So, you think the model for the modern day economies were invented on Wall Street? Or somewhere in London’s venerable financial district? No, in fact, the modern day concepts of stocks, futures markets and financial speculation are based on concepts used by Japanese merchants, in 1698 AD.
As a keen student of Japanese history, I was fascinated to learn that the Dōjima Rice Exchange, located in Osaka, served as the world’s first functional stock market. The rice exchange began in 1698 when it was first given the Shogun’s official seal of approval. Since soldiers, samurai and even the daimyo (feudal lords) were paid in rice, at the time, the rice exchange served as the basic lifeblood of Japan’s financial world and the innovative nature of this financial invention helped to spur Japan’s emerging economy. At its beginnings, it was kind of like a modern-day stock market, based on rice availability, rather than the value of money. Over the years, however, the men of Dōjima innovated even further. They switched to coins, as the central currency for their marketplace, and, eventually, they converted to paper money.
So the modern stock market, which operates based on the value of currencies and the projected value of commodities (like rice) was born. The trading of “futures” (nobemai), which I’ve heard is the most complicated part of stock trading, still serves as the backbone of all modern economies. This complex system of speculation was also invented by the Dōjima merchants, in 1710 — more than 60 years before there was anything like a stock exchange, in Europe.

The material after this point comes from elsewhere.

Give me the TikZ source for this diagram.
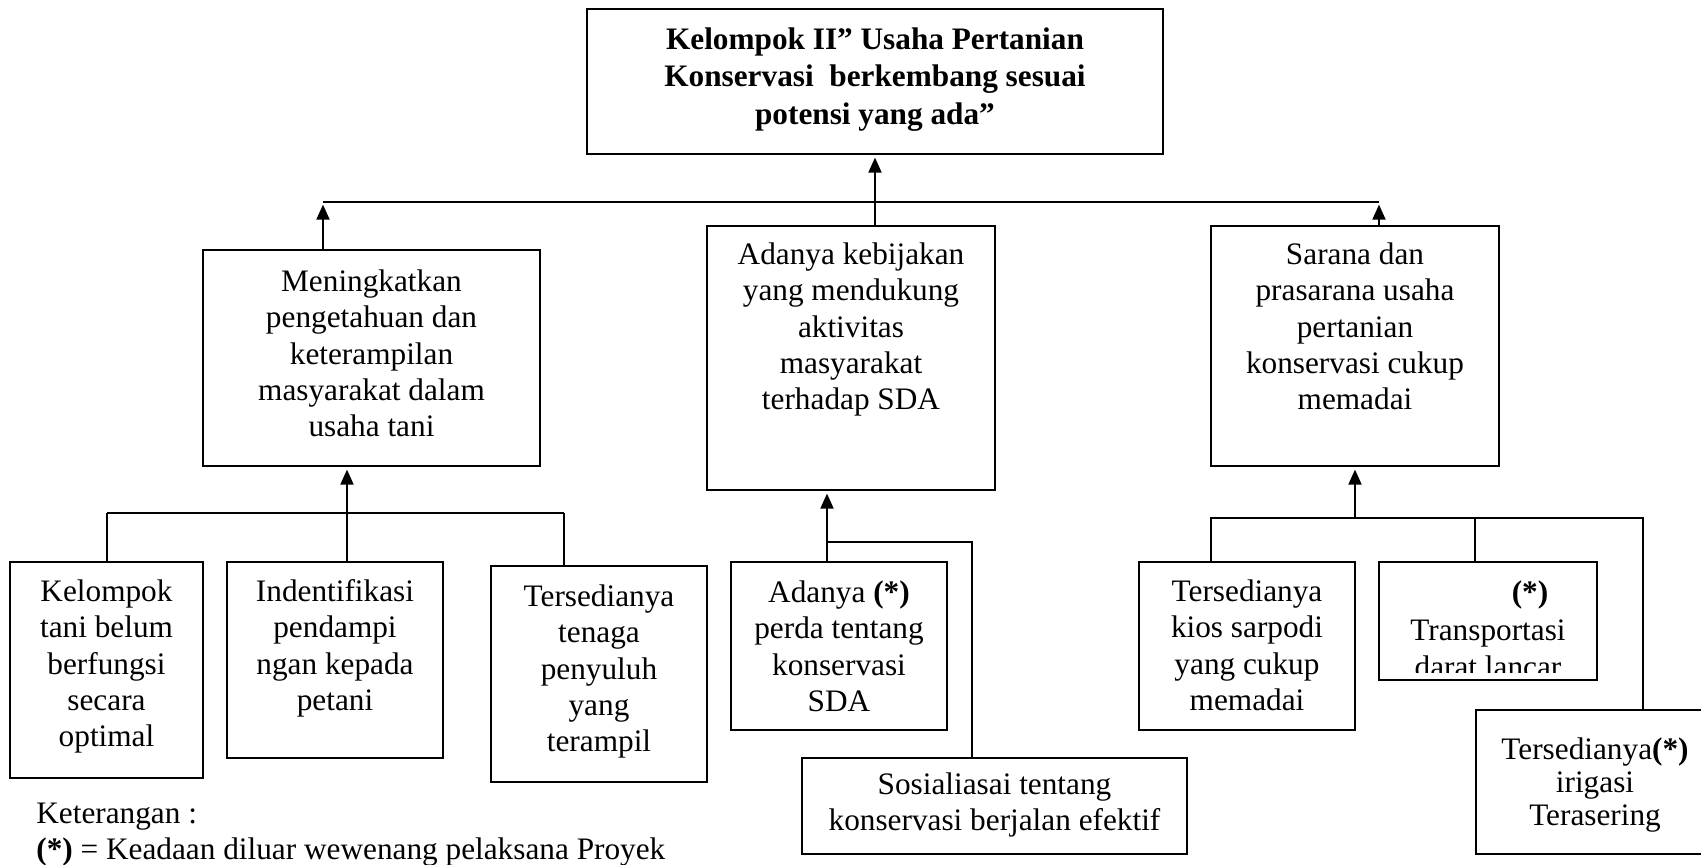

In a way, the Dōjima experiment with stock markets was like a miniature testing ground, converting the country of Japan to what would become the modern way of running an economy. Later, of course, this system was adopted by the entire world. Moreover the systems they built stood the test of time. Not only are these systems still in use today, but the Dōjima Rice Exchange, itself, lasted more than 240 years. It was, in the end, absorbed into the Japanese federal Government Rice Agency, in 1939.